--- Information supplied ---
┌────────

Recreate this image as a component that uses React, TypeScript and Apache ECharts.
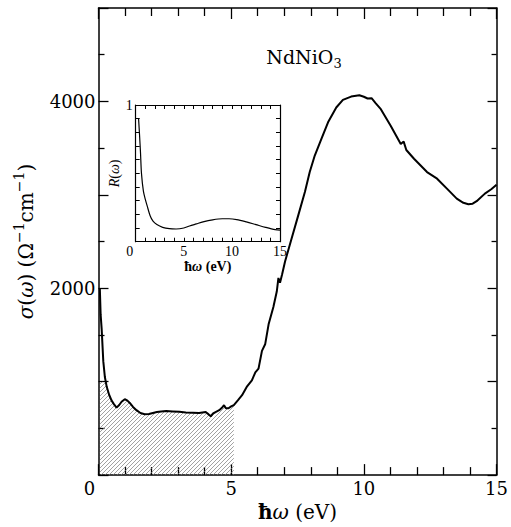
import React, { useEffect, useRef } from 'react';
import * as echarts from 'echarts';

// Main spectrum: optical conductivity sigma(omega) vs photon energy (eV)
const mainEV = [
  0.05, 0.08, 0.12, 0.18, 0.24, 0.31, 0.40, 0.49, 0.58, 0.68, 0.78, 0.87, 0.99, 1.08, 1.18, 1.30,
  1.43, 1.58, 1.74, 1.90, 2.05, 2.20, 2.36, 2.55, 2.80, 3.05, 3.29, 3.55, 3.79, 4.04, 4.15, 4.23,
  4.32, 4.41, 4.55, 4.65, 4.73, 4.80, 4.90, 5.00, 5.10, 5.25, 5.41, 5.60, 5.78, 5.91, 6.03, 6.16,
  6.28, 6.41, 6.59, 6.72, 6.78, 6.84, 6.92, 7.03, 7.28, 7.53, 7.78, 7.96, 8.15, 8.40, 8.65, 8.96,
  9.21, 9.52, 9.83, 10.00, 10.14, 10.29, 10.45, 10.64, 11.01, 11.39, 11.50, 11.60, 11.89, 12.38,
  12.76, 13.13, 13.50, 13.75, 13.94, 14.10, 14.25, 14.56, 14.80, 15.00,
];
const mainSigma = [
  2000, 1720, 1560, 1220, 1050, 945, 860, 800, 760, 722, 750, 785, 812, 800, 772, 730,
  695, 665, 652, 655, 665, 675, 682, 685, 682, 678, 670, 668, 665, 675, 650, 630,
  660, 675, 695, 720, 748, 715, 715, 735, 750, 800, 855, 950, 1015, 1100, 1140, 1330,
  1400, 1614, 1800, 1968, 2110, 2060, 2150, 2287, 2535, 2783, 3032, 3244, 3421, 3598, 3776, 3935,
  4016, 4052, 4066, 4050, 4031, 4035, 3980, 3917, 3740, 3545, 3570, 3480, 3386, 3244,
  3173, 3067, 2960, 2915, 2900, 2905, 2932, 3013, 3060, 3109,
];

// Hatched spectral-weight region
const hatchEndEV = 5.1;
const hatchCapSigma = 1000;

// Inset: reflectivity R(omega)
const insetEV = [
  0.3, 0.4, 0.5, 0.6, 0.8, 1.0, 1.2, 1.5, 1.8, 2.2, 2.8, 3.5, 4.2, 5.0, 5.6, 6.3, 7.0, 8.0,
  9.0, 9.7, 10.5, 11.5, 12.5, 13.5, 14.5, 15.0,
];
const insetR = [
  0.90, 0.78, 0.65, 0.50, 0.37, 0.31, 0.26, 0.19, 0.15, 0.125, 0.105, 0.095, 0.093, 0.10, 0.115,
  0.13, 0.145, 0.16, 0.168, 0.168, 0.162, 0.145, 0.125, 0.105, 0.088, 0.085,
];

const mainXTickLabels = [0, 5, 10, 15];
const mainYTickLabels = [2000, 4000];
const insetXTickLabels = [0, 5, 10, 15];
const insetYTickLabels = [1];

const SERIF = 'DejaVu Serif';
const SERIF2 = 'Liberation Serif';

function hatchImage(): string {
  const c = document.createElement('canvas');
  c.width = 4;
  c.height = 4;
  const g = c.getContext('2d')!;
  g.strokeStyle = '#7a7a7a';
  g.lineWidth = 0.7;
  g.beginPath();
  g.moveTo(0, 4); g.lineTo(4, 0);
  g.moveTo(-1, 1); g.lineTo(1, -1);
  g.moveTo(3, 5); g.lineTo(5, 3);
  g.stroke();
  return c.toDataURL();
}

function frameAxis(o: any) {
  const tickLen = o.tickLen ?? 10;
  const minorLen = o.minorLen ?? 7;
  const lw = o.lw ?? 1.5;
  return {
    type: 'value',
    gridIndex: o.gridIndex,
    position: o.position,
    min: o.min,
    max: o.max,
    interval: o.interval,
    axisLine: { show: true, onZero: false, lineStyle: { color: '#000', width: lw } },
    axisTick: { show: true, inside: true, length: tickLen, lineStyle: { color: '#000', width: lw * 0.85 } },
    minorTick: {
      show: o.minorSplit != null,
      splitNumber: o.minorSplit ?? 5,
      length: minorLen,
      lineStyle: { color: '#000', width: lw * 0.85 },
    },
    splitLine: { show: false },
    minorSplitLine: { show: false },
    axisLabel: o.label ?? { show: false },
    name: o.name,
    nameLocation: 'middle',
    nameGap: o.nameGap,
    nameRotate: o.nameRotate,
    nameTextStyle: o.nameTextStyle,
  };
}

export default function App() {
  const ref = useRef<HTMLDivElement>(null);

  useEffect(() => {
    const chart = echarts.init(ref.current!, null, { renderer: 'svg' });
    const mainData = mainEV.map((x, i) => [x, mainSigma[i]]);
    const hatchData = mainEV
      .map((x, i) => [x, Math.min(mainSigma[i], hatchCapSigma)])
      .filter((p) => p[0] <= hatchEndEV);
    const insetData = insetEV.map((x, i) => [x, insetR[i]]);

    const mainLabelFont = { fontFamily: SERIF, fontSize: 18, color: '#000' };
    const insetLabelFont = { fontFamily: SERIF2, fontSize: 14, color: '#000' };
    const mt = { fontFamily: SERIF, fontSize: 20, color: '#000' };
    const yt = { fontFamily: SERIF, fontSize: 20, color: '#000' };
    const it = { fontFamily: SERIF2, fontSize: 14, color: '#000', fontWeight: 'bold' };
    const it2 = { fontFamily: SERIF2, fontSize: 14, color: '#000' };

    const option: any = {
      animation: false,
      backgroundColor: '#fff',
      textStyle: { fontFamily: SERIF },
      grid: [
        { left: 98.5, top: 8, width: 401.5, height: 470.5 },
        { left: 135.7, top: 105, width: 144.3, height: 136.7 },
      ],
      xAxis: [
        frameAxis({
          gridIndex: 0, position: 'bottom', min: 0, max: 15, interval: 5, minorSplit: 5,
          tickLen: 11, minorLen: 8,
          label: {
            show: true, margin: 4, ...mainLabelFont,
            formatter: (v: number) =>
              mainXTickLabels.includes(v) ? (v === 0 ? '{z|0}' : '{n|' + v + '}') : '',
            rich: { z: { ...mainLabelFont, padding: [0, 18, 0, 0] }, n: { ...mainLabelFont } },
          },
          name: '{h|ħ}{w|ω}{t| (eV)}',
          nameGap: 14,
          nameTextStyle: {
            ...mt,
            rich: {
              h: { ...mt, fontWeight: 'bold' },
              w: { ...mt, fontStyle: 'italic' },
              t: { ...mt },
            },
          },
        }),
        frameAxis({
          gridIndex: 0, position: 'top', min: 0, max: 15, interval: 5, minorSplit: 5,
          tickLen: 11, minorLen: 8,
        }),
        frameAxis({
          gridIndex: 1, position: 'bottom', min: 0, max: 15, interval: 1,
          tickLen: 4, lw: 1.2,
          label: {
            show: true, margin: 3, ...insetLabelFont,
            formatter: (v: number) =>
              insetXTickLabels.includes(v) ? (v === 0 ? '{z|0}' : '{n|' + v + '}') : '',
            rich: { z: { ...insetLabelFont, padding: [0, 12, 0, 0] }, n: { ...insetLabelFont } },
          },
          name: '{h|ħ}{w|ω}{t| (eV)}',
          nameGap: 13,
          nameTextStyle: {
            ...it,
            rich: {
              h: { ...it },
              w: { ...it, fontStyle: 'italic' },
              t: { ...it },
            },
          },
        }),
        frameAxis({
          gridIndex: 1, position: 'top', min: 0, max: 15, interval: 1, tickLen: 4, lw: 1.2,
        }),
      ],
      yAxis: [
        frameAxis({
          gridIndex: 0, position: 'left', min: 0, max: 5000, interval: 1000, minorSplit: 2,
          tickLen: 10, minorLen: 6,
          label: {
            show: true, margin: 3, ...mainLabelFont,
            formatter: (v: number) => (mainYTickLabels.includes(v) ? String(v) : ''),
          },
          name: '{g|σ}{t|(}{g|ω}{t|) (Ω}{p|−1}{t|cm}{p|−1}{t|)}',
          nameGap: 59,
          nameRotate: 90,
          nameTextStyle: {
            ...yt,
            rich: {
              g: { ...yt, fontStyle: 'italic' },
              t: { ...yt },
              p: { ...yt, fontSize: 14, padding: [0, 0, 14, 0] },
            },
          },
        }),
        frameAxis({
          gridIndex: 0, position: 'right', min: 0, max: 5000, interval: 1000, minorSplit: 2,
          tickLen: 9, minorLen: 5,
        }),
        frameAxis({
          gridIndex: 1, position: 'left', min: 0, max: 1, interval: 0.1, tickLen: 4, lw: 1.2,
          label: {
            show: true, margin: 3, ...insetLabelFont,
            formatter: (v: number) => (insetYTickLabels.includes(v) ? String(v) : ''),
          },
          name: '{r|R}{t|(}{w|ω}{t|)}',
          nameGap: 12,
          nameRotate: 90,
          nameTextStyle: {
            ...it2,
            rich: {
              r: { ...it2, fontStyle: 'italic' },
              w: { ...it2, fontStyle: 'italic' },
              t: { ...it2 },
            },
          },
        }),
        frameAxis({
          gridIndex: 1, position: 'right', min: 0, max: 1, interval: 0.1, tickLen: 4, lw: 1.2,
        }),
      ],
      graphic: [
        {
          type: 'text',
          x: 304,
          y: 57,
          style: {
            text: '{m|NdNiO}{s|3}',
            fill: '#000',
            fontFamily: SERIF,
            fontSize: 19,
            align: 'center',
            verticalAlign: 'middle',
            textAlign: 'center',
            textVerticalAlign: 'middle',
            rich: {
              m: { fontFamily: SERIF, fontSize: 19, fill: '#000', color: '#000' },
              s: { fontFamily: SERIF, fontSize: 13, fill: '#000', color: '#000', padding: [12, 0, 0, 0] },
            },
          },
        },
      ],
      series: [
        {
          type: 'line',
          xAxisIndex: 0,
          yAxisIndex: 0,
          data: hatchData,
          showSymbol: false,
          symbol: 'none',
          lineStyle: { width: 0, opacity: 0 },
          areaStyle: {
            color: { image: hatchImage(), repeat: 'repeat', imageWidth: 4, imageHeight: 4 },
            opacity: 1,
          },
          z: 1,
        },
        {
          type: 'line',
          xAxisIndex: 0,
          yAxisIndex: 0,
          data: mainData,
          showSymbol: false,
          symbol: 'none',
          lineStyle: { color: '#000', width: 2 },
          z: 2,
        },
        {
          type: 'line',
          xAxisIndex: 2,
          yAxisIndex: 2,
          data: insetData,
          showSymbol: false,
          symbol: 'none',
          smooth: 0.3,
          lineStyle: { color: '#000', width: 1.2 },
          z: 2,
        },
      ],
    };
    chart.setOption(option);
    return () => chart.dispose();
  }, []);

  return (
    <div
      ref={ref}
      style={{ position: 'absolute', left: 0, top: 0, width: 511, height: 527, background: '#fff' }}
    />
  );
}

└────────

Leave out the pictures. Transcribe only the lines above, from the first through the one that contains "import * as echarts from 'echarts';".

Recreate this image as a component that uses React, TypeScript and Apache ECharts.
import React, { useEffect, useRef } from 'react';
import * as echarts from 'echarts';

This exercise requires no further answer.